The possibility of breaking ASML’s stranglehold on the supply chain for cutting-edge chips is intriguing. The firm has long enjoyed the biggest monopoly in the concentrated semiconductor industry. The world’s three biggest chip manufacturers—Intel, Samsung and TSMC—depend entirely on its extreme-ultraviolet (EUV) technology to produce the cutting-edge microprocessors that go into smartphones and the powerful data-centre servers on which the computing cloud lives.

ASML’s EUV rigs use high-powered lasers to etch electrical blueprints onto circular silicon discs. Canon’s alternative, by contrast, directly stamps chip designs on such wafers using a patterned mould. In theory, this allows it to make more detailed patterns. And because it involves fewer steps and avoids the need for expensive lasers and supersmooth mirrors, it could be much cheaper than EUV lithography. ASML’s share price dipped by more than 2% and Canon’s rose by nearly as much on the nanoimprint news.

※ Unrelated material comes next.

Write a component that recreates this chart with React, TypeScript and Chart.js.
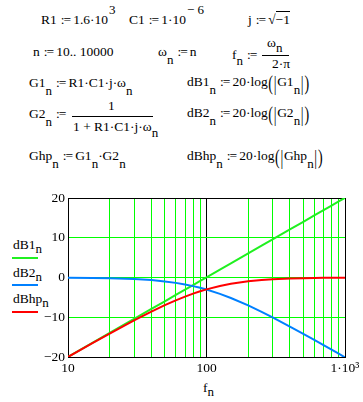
import React, { useEffect, useRef } from "react";
import { Chart, registerables } from "chart.js";
Chart.register(...registerables);

// frequency points (Hz) read along the log axis
const freqs = [10, 15, 20, 30, 40, 50, 60, 70, 80, 90, 100, 125, 150, 200, 250, 300, 400, 500, 600, 700, 800, 900, 1000];
// dB1 (green)
const dB1 = [-19.96, -16.43, -13.94, -10.41, -7.92, -5.98, -4.39, -3.05, -1.89, -0.87, 0.04, 1.98, 3.56, 6.06, 8.0, 9.59, 12.08, 14.02, 15.61, 16.95, 18.11, 19.13, 20.04];
// dB2 (blue)
const dB2 = [-0.04, -0.1, -0.17, -0.38, -0.65, -0.98, -1.35, -1.75, -2.17, -2.6, -3.03, -4.11, -5.15, -7.02, -8.64, -10.04, -12.35, -14.19, -15.72, -17.03, -18.17, -19.18, -20.09];
// dBhp (red)
const dBhp = [-20.0, -16.53, -14.11, -10.79, -8.57, -6.96, -5.74, -4.8, -4.06, -3.47, -2.99, -2.13, -1.59, -0.96, -0.64, -0.45, -0.26, -0.17, -0.12, -0.09, -0.07, -0.05, -0.04];

const xTicks = [10, 20, 30, 40, 50, 60, 70, 80, 90, 100, 200, 300, 400, 500, 600, 700, 800, 900, 1000];
const xTickLabels: Record<number, string> = { 10: "10", 100: "100", 1000: "1·10³" };
const yTicks = [-20, -10, 0, 10, 20];
const blackX = [10, 100, 1000];
const blackY = [-20, 20];

const GREEN = "#00ff00";
const LINE_GREEN = "#20f020";
const BLUE = "rgb(0,128,255)";
const RED = "#ff0000";
const FONT = "'Liberation Serif', 'Times New Roman', serif";
const FS = 13.5;

const Sub = ({ children, d = 8 }: { children: any; d?: number }) => (
  <span style={{ fontSize: 13, position: "relative", top: d }}>{children}</span>
);
const Sup = ({ children }: { children: any }) => (
  <span style={{ fontSize: 13, position: "relative", top: -10, marginLeft: 1 }}>{children}</span>
);
const Def = () => <span style={{ margin: "0 3px 0 4px", letterSpacing: "-1px" }}>:=</span>;
const Big = ({ children }: { children: any }) => (
  <span
    style={{
      display: "inline-block",
      transform: "translateY(2px) scaleY(1.5)",
      fontSize: 14,
      margin: "0 0.5px",
    }}
  >
    {children}
  </span>
);
// y is the text baseline
const T = ({ x, y, children }: { x: number; y: number; children: any }) => (
  <div
    style={{
      position: "absolute",
      left: x,
      top: y - 12,
      fontSize: FS,
      lineHeight: "15px",
      whiteSpace: "nowrap",
    }}
  >
    {children}
  </div>
);
const Bar = ({ x, y, w }: { x: number; y: number; w: number }) => (
  <div style={{ position: "absolute", left: x, top: y, width: w, height: 1, background: "#000" }} />
);

export default function App() {
  const ref = useRef<HTMLCanvasElement>(null);
  useEffect(() => {
    const mk = (ys: number[]) => freqs.map((f, i) => ({ x: f, y: ys[i] }));
    const chart = new Chart(ref.current!, {
      type: "line",
      data: {
        datasets: [
          { data: mk(dB1), borderColor: LINE_GREEN, borderWidth: 2, pointRadius: 0, order: 3, fill: false },
          { data: mk(dB2), borderColor: BLUE, borderWidth: 2, pointRadius: 0, order: 2, fill: false },
          { data: mk(dBhp), borderColor: RED, borderWidth: 2, pointRadius: 0, order: 1, fill: false },
        ],
      },
      options: {
        responsive: false,
        animation: false,
        layout: { padding: { left: 0, right: 18, top: 23, bottom: 0 } },
        plugins: { legend: { display: false }, tooltip: { enabled: false } },
        scales: {
          x: {
            type: "logarithmic",
            min: 10,
            max: 1000,
            afterBuildTicks: (s: any) => {
              s.ticks = xTicks.map((v) => ({ value: v }));
            },
            afterFit: (s: any) => {
              s.height = 45;
            },
            ticks: {
              autoSkip: false,
              maxRotation: 0,
              padding: 3,
              color: "#000",
              font: { family: FONT, size: 13.5 },
              callback: (v: any) => xTickLabels[v as number] ?? "",
            },
            grid: {
              drawTicks: false,
              lineWidth: 1,
              color: (ctx: any) => (ctx.tick && blackX.includes(ctx.tick.value) ? "#000" : GREEN),
            },
            border: { color: "#000", width: 1 },
          },
          y: {
            min: -20,
            max: 20,
            afterBuildTicks: (s: any) => {
              s.ticks = yTicks.map((v) => ({ value: v }));
            },
            afterFit: (s: any) => {
              s.width = 68;
            },
            ticks: {
              padding: 3,
              color: "#000",
              font: { family: FONT, size: 13.5 },
              callback: (v: any) => (v < 0 ? "−" + -v : String(v)),
            },
            grid: {
              drawTicks: false,
              lineWidth: 1,
              color: (ctx: any) => (ctx.tick && blackY.includes(ctx.tick.value) ? "#000" : GREEN),
            },
            border: { color: "#000", width: 1 },
          },
        },
      },
    } as any);
    return () => chart.destroy();
  }, []);

  return (
    <div
      style={{
        position: "absolute",
        left: 0,
        top: 0,
        width: 363,
        height: 402,
        background: "#fff",
        fontFamily: FONT,
        color: "#000",
        overflow: "hidden",
      }}
    >
      {/* Row 1 */}
      <T x={41} y={24}>
        R1<Def />1.6·10<Sup>3</Sup>
      </T>
      <T x={129} y={24}>
        C1<Def />1·10<Sup>− 6</Sup>
      </T>
      <T x={248} y={24}>
        j<Def />√<span style={{ borderTop: "1px solid #000" }}>−1</span>
      </T>
      {/* Row 2 */}
      <T x={33} y={56}>
        n<Def />10.. 10000
      </T>
      <T x={158} y={56}>
        ω<Sub>n</Sub>
        <Def />n
      </T>
      <T x={232} y={59}>
        f<Sub d={6}>n</Sub>
        <Def />
      </T>
      <T x={267} y={47}>
        ω<Sub d={5}>n</Sub>
      </T>
      <Bar x={262} y={55} w={27} />
      <T x={272} y={68}>
        2·π
      </T>
      {/* Row 3 */}
      <T x={29} y={87}>
        G1<Sub>n</Sub>
        <Def />R1·C1·j·ω<Sub>n</Sub>
      </T>
      <T x={187} y={86}>
        dB1<Sub>n</Sub>
        <Def />20·log<Big>(</Big>
        <Big>|</Big>G1<Sub>n</Sub>
        <Big>|</Big>
        <Big>)</Big>
      </T>
      {/* Row 4 */}
      <T x={29} y={118}>
        G2<Sub>n</Sub>
        <Def />
      </T>
      <T x={108} y={110}>
        1
      </T>
      <Bar x={72} y={116} w={81} />
      <T x={73} y={131}>
        1 + R1·C1·j·ω<Sub d={6}>n</Sub>
      </T>
      <T x={187} y={117}>
        dB2<Sub>n</Sub>
        <Def />20·log<Big>(</Big>
        <Big>|</Big>G2<Sub>n</Sub>
        <Big>|</Big>
        <Big>)</Big>
      </T>
      {/* Row 5 */}
      <T x={29} y={160}>
        Ghp<Sub>n</Sub>
        <Def />G1<Sub>n</Sub>·G2<Sub>n</Sub>
      </T>
      <T x={187} y={160}>
        dBhp<Sub>n</Sub>
        <Def />20·log<Big>(</Big>
        <Big>|</Big>Ghp<Sub>n</Sub>
        <Big>|</Big>
        <Big>)</Big>
      </T>

      {/* Legend */}
      <T x={13} y={249}>
        dB1<Sub d={4}>n</Sub>
      </T>
      <div style={{ position: "absolute", left: 12, top: 257, width: 26, height: 2, background: LINE_GREEN }} />
      <T x={13} y={277}>
        dB2<Sub d={4}>n</Sub>
      </T>
      <div style={{ position: "absolute", left: 12, top: 284, width: 26, height: 2, background: BLUE }} />
      <T x={13} y={303}>
        dBhp<Sub d={4}>n</Sub>
      </T>
      <div style={{ position: "absolute", left: 12, top: 311, width: 26, height: 2, background: RED }} />

      {/* x-axis title */}
      <T x={203} y={392}>
        f<Sub d={4}>n</Sub>
      </T>

      <canvas
        ref={ref}
        width={363}
        height={227}
        style={{ position: "absolute", left: 0, top: 175, width: 363, height: 227 }}
      />
    </div>
  );
}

In practice, Canon has its work cut out. Dylan Patel of SemiAnalysis, a semiconductor-research firm, points out that nanoimprint lithography is prone to defects because of the precision required to align wafers and moulds. The technique is also not yet effective in dealing with complex chip designs, including for processors used in artificial-intelligence models, that involve many layers of chemical deposits. Mr Patel predicts that Canon’s tool will be used for making parts of memory chips, which have fewer layers, rather than for advanced “logic” chips, which process information rather than store it.

Even if Canon can overcome all these technical hurdles, chipmakers may be loth to replace their EUV kit with its machines. Chip fabrication plants (fabs for short) are highly standardised in order to minimise the share of chips that turn out faulty. Since ASML has long been the only game in town for cutting-edge chips, that standardisation means that fabs are being designed around its machines, which are the size of a double-decker bus. The fabs that chipmakers are currently busy putting up around the world will not suddenly switch to nanoimprint lithography. It may take five years for Canon’s tools to be used in mass production, thinks Gaurav Gupta of Gartner, a research firm, and only once they have proved themselves.

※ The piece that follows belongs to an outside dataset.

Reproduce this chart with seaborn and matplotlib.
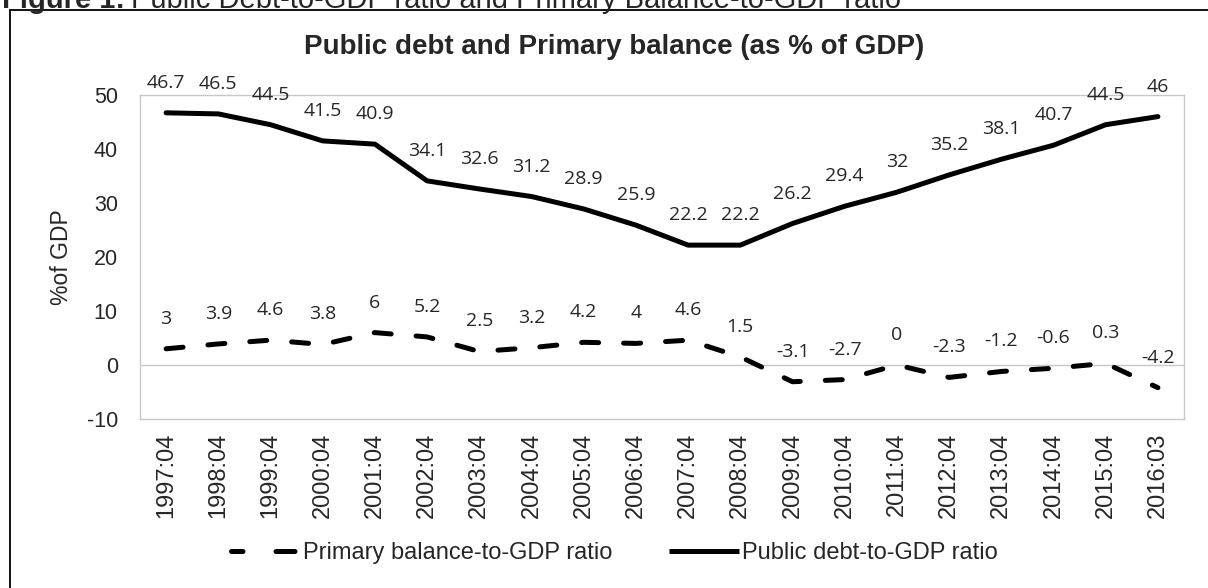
import matplotlib
matplotlib.use("Agg")
import matplotlib.pyplot as plt
from matplotlib.lines import Line2D
from matplotlib.patches import Rectangle
import seaborn as sns
import pandas as pd

# Quarterly observations (fiscal quarter end)
periods = ["1997:04", "1998:04", "1999:04", "2000:04", "2001:04", "2002:04",
           "2003:04", "2004:04", "2005:04", "2006:04", "2007:04", "2008:04",
           "2009:04", "2010:04", "2011:04", "2012:04", "2013:04", "2014:04",
           "2015:04", "2016:03"]
public_debt = [46.7, 46.5, 44.5, 41.5, 40.9, 34.1, 32.6, 31.2, 28.9, 25.9,
               22.2, 22.2, 26.2, 29.4, 32, 35.2, 38.1, 40.7, 44.5, 46]
primary_balance = [3, 3.9, 4.6, 3.8, 6, 5.2, 2.5, 3.2, 4.2, 4, 4.6, 1.5,
                   -3.1, -2.7, 0, -2.3, -1.2, -0.6, 0.3, -4.2]
y_ticks = [-10, 0, 10, 20, 30, 40, 50]

debt_name = "Public debt-to-GDP ratio"
balance_name = "Primary balance-to-GDP ratio"

sns.set_style("white")
plt.rcParams["font.family"] = ["Liberation Sans", "DejaVu Sans"]
plt.rcParams["axes.unicode_minus"] = False

df = pd.DataFrame({"period": periods, "debt": public_debt, "balance": primary_balance})

fig = plt.figure(figsize=(12.08, 5.88), dpi=100)
ax = fig.add_axes([140 / 1208, 1 - 419 / 588, 1044 / 1208, 324 / 588])

LW = 3.6
dash = (3.4, 5.0)
grid_col = "#C8C8C8"

sns.lineplot(data=df, x="period", y="debt", ax=ax, color="black", lw=LW,
             solid_capstyle="round", solid_joinstyle="round", sort=False)
sns.lineplot(data=df, x="period", y="balance", ax=ax, color="black", lw=LW,
             sort=False)
bal_line = ax.lines[-1]
bal_line.set_dashes(dash)
bal_line.set_dash_capstyle("round")

ax.set_xlim(-0.5, len(periods) - 0.5)
ax.set_ylim(-10, 50)
ax.set_yticks(y_ticks)
ax.axhline(0, color=grid_col, lw=1.0, zorder=0)
for s in ax.spines.values():
    s.set_color(grid_col)
    s.set_linewidth(1.0)

ax.tick_params(axis="y", length=0, pad=16, labelsize=15.5)
ax.tick_params(axis="x", length=0, pad=10, labelsize=17, rotation=90)
ax.set_xlabel("")
ax.set_ylabel("%of GDP", fontsize=16.5)
ax.yaxis.set_label_coords(-79 / 1044, 0.5)
ax.yaxis.label.set_verticalalignment("center")

# value labels above each point
label_font = dict(family=["Open Sans", "DejaVu Sans"], fontsize=14, ha="center", va="center")
for i, (d, b) in enumerate(zip(public_debt, primary_balance)):
    ax.annotate(f"{d:g}", (i, d), xytext=(0, 21.6), textcoords="offset points", **label_font)
    ax.annotate(f"{b:g}", (i, b), xytext=(0, 21.6), textcoords="offset points", **label_font)

fig.text(614 / 1208, 1 - 47 / 588, "Public debt and Primary balance (as % of GDP)",
         ha="center", va="center", fontsize=20, fontweight="bold")

handles = [
    Line2D([], [], color="black", lw=LW, linestyle=(1.5, (3.8, 6.6)), dash_capstyle="round"),
    Line2D([], [], color="black", lw=LW, solid_capstyle="butt"),
]
leg = fig.legend(handles, [balance_name, debt_name], loc="center",
                 bbox_to_anchor=(614 / 1208, 1 - 553 / 588), ncol=2, frameon=False,
                 handlelength=2.97, handletextpad=0.1, columnspacing=2.4,
                 prop=dict(size=17))

# outer frame and caption line
fig.patches.append(Rectangle((10 / 1208, -0.2), 1.5, 1.2 - 10 / 588,
                             transform=fig.transFigure, fill=False, ec="black", lw=1.3))
cap_y = 1 - 8 / 588
t1 = fig.text(2 / 1208, cap_y, "Figure 1:", fontsize=21, fontweight="bold", va="baseline")
fig.canvas.draw()
bb = t1.get_window_extent()
fig.text((bb.x1 + 6) / 1208, cap_y,
         "Public Debt-to-GDP ratio and Primary Balance-to-GDP ratio",
         fontsize=21, va="baseline")

fig.savefig("out.png", dpi=100)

One place where Canon could make headway more quickly is China. Since 2019 Chinese companies have been prevented by America’s export controls from buying ASML’s EUV machines, since they all rely on bits and bobs of American origin. It has also struggled to develop lithography machines of its own. The current American restrictions do not, however, explicitly cover nanoimprint technology. That leaves Canon free to sell it to customers across the Sea of Japan—at least for the time being and perhaps for longer. It is unclear whether the Japanese firm’s machines include enough American know-how to ever fall under America’s anti-Chinese strictures. Probably no necks craned more at Canon’s announcement than those of national-security hawks in Washington and Beijing.